1. A method of applying syntactic foam insulation to a length of pipe, said method comprising the steps of:

co-extruding an inner syntactic foam insulator and an outer protective cover around the length of pipe; and

rapidly solidifying said protective cover to retain said syntactic foam insulator in a desired shape about the length of pipe.

2. The method of

claim 1, wherein said protective cover comprises a thermoplastic material.

3. The method of

claim 1, wherein said protective cover comprises a thermosetting material.

4. The method of

claim 1, wherein said step of rapidly solidifying comprises the step of bringing said protective cover in contact with water to cool said protective cover.

5. The method of

claim 2, wherein said step of rapidly solidifying comprises the step of passing the coated length of pipe through a liquid bath to cool said protective cover.

6. The method of

claim 4, wherein said protective cover comprises a thermoplastic.

7. The method of

claim 5, wherein said protective cover comprises a thermosetting material and said step of rapidly solidifying includes a step of applying heat to said thermosetting material to solidify said thermosetting material.

8. The method of

claim 2, wherein said step of rapidly solidifying comprises the step of air cooling said thermoplastic material.

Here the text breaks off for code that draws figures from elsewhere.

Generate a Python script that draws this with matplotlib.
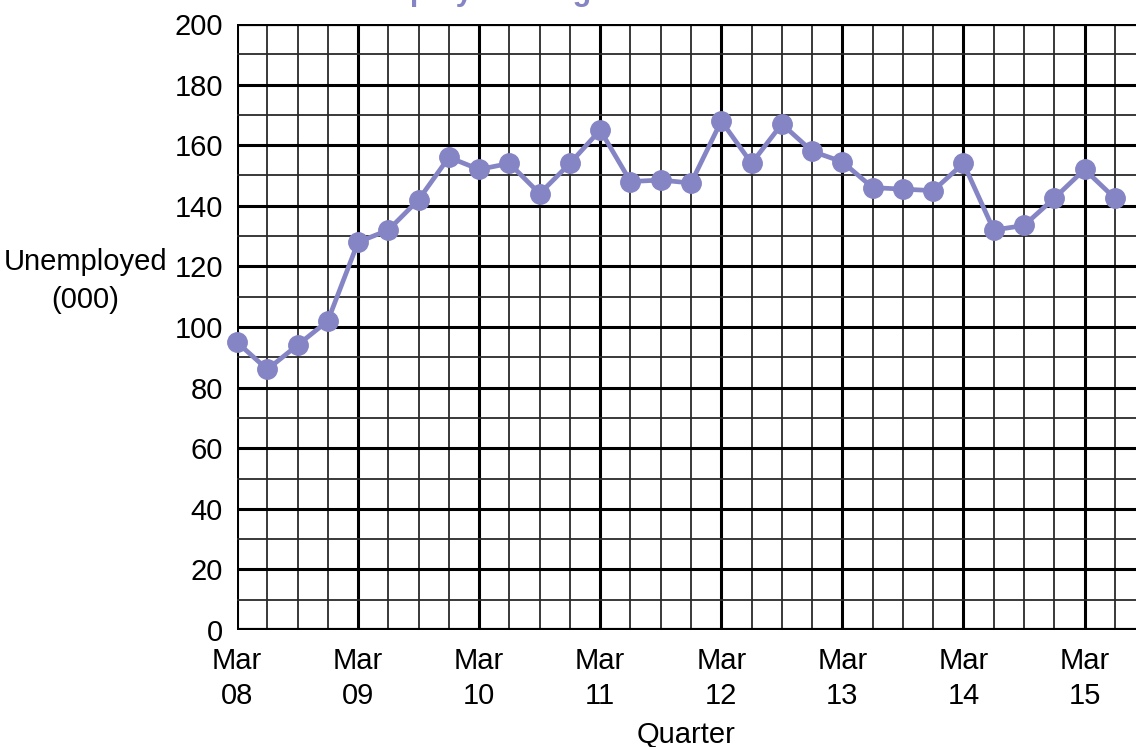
import matplotlib
matplotlib.use("Agg")
import matplotlib.pyplot as plt
from matplotlib.ticker import MultipleLocator

# Unemployment (thousands) per quarter, Mar 08 .. Jun 15
quarters = list(range(30))
unemployed = [95, 86, 94, 102, 128, 132, 142, 156, 152, 154,
              144, 154, 165, 148, 148.5, 147.5, 168, 154, 167, 158,
              154.5, 146, 145.5, 145, 154, 132, 133.5, 142.5, 152, 142.5]
year_ticks = [0, 4, 8, 12, 16, 20, 24, 28]
year_labels = ["Mar\n08", "Mar\n09", "Mar\n10", "Mar\n11",
               "Mar\n12", "Mar\n13", "Mar\n14", "Mar\n15"]

plt.rcParams['font.family'] = ['Liberation Sans', 'DejaVu Sans']
line_col = "#8585c6"

fig = plt.figure(figsize=(11.36, 7.47), dpi=100)
ax = fig.add_axes([0.2086, 0.1566, 0.7914, 0.8113])

ax.plot(quarters, unemployed, color=line_col, lw=3.4, marker="o", ms=14,
        clip_on=False, zorder=5)

ax.set_xlim(0, 29.7)
ax.set_ylim(0, 200)
ax.set_xticks(year_ticks)
ax.set_xticklabels(year_labels, linespacing=1.35)
ax.xaxis.set_minor_locator(MultipleLocator(1))
ax.yaxis.set_major_locator(MultipleLocator(20))
ax.yaxis.set_minor_locator(MultipleLocator(10))
ax.grid(which="major", color="black", lw=2.2)
ax.grid(which="minor", color="#2a2a2a", lw=1.3)
ax.set_axisbelow(True)
ax.tick_params(which="both", length=0, labelsize=21)
ax.tick_params(axis="x", pad=12)
ax.tick_params(axis="y", pad=10)
for s in ax.spines.values():
    s.set_visible(False)
ax.axhline(0, color="black", lw=3, zorder=3)
ax.axhline(200, color="black", lw=3, zorder=3)

ax.set_xlabel("Quarter", fontsize=21, va="center")
ax.xaxis.set_label_coords(0.5, -0.173)
fig.text(0.075, 0.624, "Unemployed\n(000)", fontsize=21, ha="center",
         va="center", linespacing=1.45)

# title sits mostly above the canvas, only the descenders show
fig.text(0.286, 1.0, "Unemployment figures", fontsize=22, fontweight="bold",
         color=line_col, va="baseline")

fig.savefig("out.png", dpi=100)
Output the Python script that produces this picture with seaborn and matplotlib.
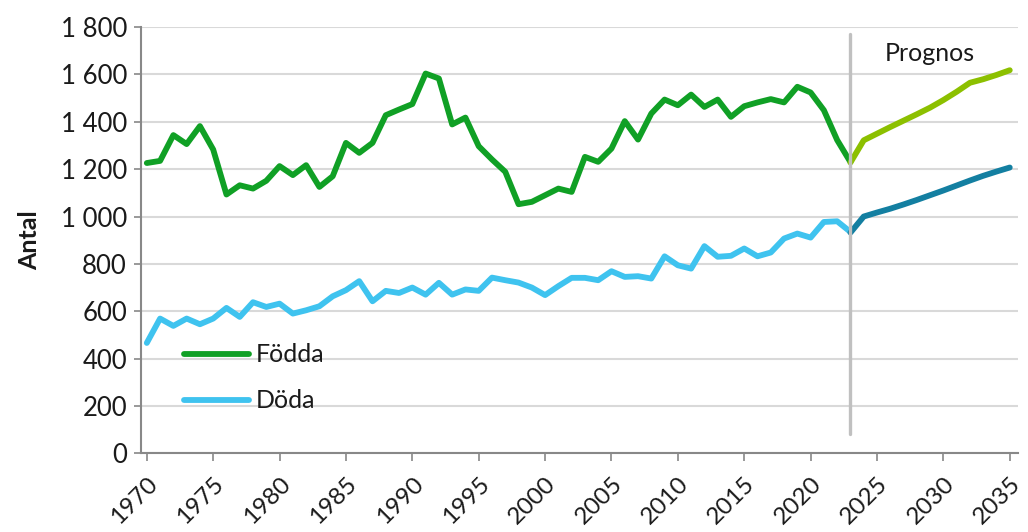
import numpy as np
import pandas as pd
import matplotlib
matplotlib.use("Agg")
import matplotlib.pyplot as plt
import seaborn as sns

# historical data 1970-2023
years = list(range(1970, 2024))
fodda = [1226, 1235, 1344, 1306, 1382, 1283, 1093, 1132, 1118, 1151,
         1213, 1175, 1217, 1125, 1170, 1311, 1269, 1311, 1428, 1452,
         1475, 1604, 1583, 1389, 1418, 1297, 1241, 1189, 1052, 1062,
         1090, 1118, 1104, 1252, 1231, 1287, 1403, 1325, 1435, 1494,
         1470, 1515, 1463, 1494, 1421, 1466, 1482, 1496, 1482, 1548,
         1524, 1449, 1323, 1230]
doda = [466, 569, 538, 569, 545, 569, 614, 576, 638, 618,
        632, 590, 604, 621, 663, 689, 727, 642, 686, 677,
        700, 670, 720, 670, 692, 686, 742, 731, 721, 700,
        668, 706, 741, 741, 731, 769, 745, 748, 738, 832,
        794, 780, 875, 830, 834, 865, 832, 848, 907, 928,
        911, 977, 980, 935]

# prognosis 2023-2035
prog_years = list(range(2023, 2036))
prog_fodda = [1228, 1322, 1350, 1378, 1405, 1432, 1460, 1492, 1527, 1565, 1580, 1598, 1618]
prog_doda = [932, 1000, 1017, 1033, 1051, 1070, 1090, 1110, 1131, 1152, 1172, 1190, 1207]

ytick_vals = [0, 200, 400, 600, 800, 1000, 1200, 1400, 1600, 1800]
ytick_labels = ["0", "200", "400", "600", "800", "1 000", "1 200", "1 400", "1 600", "1 800"]
xtick_vals = list(range(1970, 2040, 5))

sns.set_style("white")
plt.rcParams['font.family'] = ['Lato', 'DejaVu Sans']
txt = "#1a1a1a"

fig, ax = plt.subplots(figsize=(10.28, 5.32), dpi=100)
fig.subplots_adjust(left=0.137, right=0.99, top=0.949, bottom=0.148)

lw = 4.2
sns.lineplot(x=years, y=fodda, ax=ax, color="#10a025", linewidth=lw, label="Födda")
sns.lineplot(x=years, y=doda, ax=ax, color="#3fc3ef", linewidth=lw, label="Döda")
sns.lineplot(x=prog_years, y=prog_fodda, ax=ax, color="#8cc000", linewidth=lw)
sns.lineplot(x=prog_years, y=prog_doda, ax=ax, color="#137fa1", linewidth=lw)

# prognosis divider
ax.plot([2023, 2023], [80, 1770], color="#c0c0c0", linewidth=2.4, zorder=5)
ax.text(2029, 1690, "Prognos", fontsize=18, ha="center", va="center", color=txt)

ax.set_xlim(1969.55, 2035.6)
ax.set_ylim(0, 1800)
ax.set_yticks(ytick_vals)
ax.set_yticklabels(ytick_labels, fontsize=18.5, color=txt)
ax.set_xticks(xtick_vals)
ax.set_xticklabels([str(x) for x in xtick_vals], fontsize=17.5, color=txt, rotation=45,
                   ha="right", rotation_mode="anchor")
ax.set_ylabel("Antal", fontsize=18, fontweight="bold", color=txt, labelpad=14)
ax.set_xlabel("")

ax.grid(axis="y", color="#d9d9d9", linewidth=1.5)
ax.set_axisbelow(True)
for s in ["top", "right"]:
    ax.spines[s].set_visible(False)
ax.spines["left"].set_color("#888888")
ax.spines["bottom"].set_color("#888888")
ax.spines["left"].set_linewidth(1.5)
ax.spines["bottom"].set_linewidth(1.5)
ax.tick_params(axis="x", bottom=True, length=6, color="#888888", width=1.2, pad=8)
ax.tick_params(axis="y", left=True, length=5, color="#888888", width=1.2, pad=5)

leg = ax.legend(loc="lower left", bbox_to_anchor=(0.023, 0.043), frameon=False,
                prop={"size": 18}, handlelength=2.6, handletextpad=0.3, labelspacing=0.92)
for t in leg.get_texts():
    t.set_color(txt)

plt.savefig("out.png", dpi=100)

9. A method of forming an insulating product, said method comprising the steps of:

co-extruding an inner syntactic foam insulator and an outer protective cover; and

rapidly solidifying said protective cover.

10. The method of

claim 9, wherein said outer protective cover is a thermoplastic and said step of rapidly solidifying comprises the step of cooling said cover with a liquid coolant.

11. The method of

claim 9, wherein said outer protective cover is a thermosetting material and said step of rapidly solidifying comprises the step of applying heat to said thermosetting material.

12. The method of

claim 9, wherein said outer protective cover is a thermoplastic and said step of rapidly solidifying comprises the step of air cooling said cover.

13. An extruder for forming an insulating material, comprising:

a first inlet that receives a syntactic foam mixture;

a second inlet that receives a molten protective cover;

a first die through which said syntactic foam mixture exits to provide extruded syntactic foam extrudate; and

a second die that cooperates with said first die to coextrude said molten protective cover over said extruded syntactic foam extrudate.

14. The extruder of

claim 13, wherein said extruder further comprises a third inlet through which a length of pipe enters the extruder, wherein said first and second dies coextrude said syntactic foam extrudate and said protective cover extrudate over said inner length of pipe.

15. The extruder of

claim 12, further comprises:

means for rapidly solidifying said protective cover extrudate following its extrusion over said syntactic foam.

16. The extruder of

claim 14, wherein said protective cover extrudate comprises a thermoplastic material and said means for rapidly solidifying said protective cover comprises means for providing a liquid coolant to rapidly solidify said protective cover.

17. The extruder of

claim 14, wherein said protective cover extrudate comprises a thermosetting material and said means for rapidly solidifying said protective cover comprises a heat source to rapidly solidify said protective cover.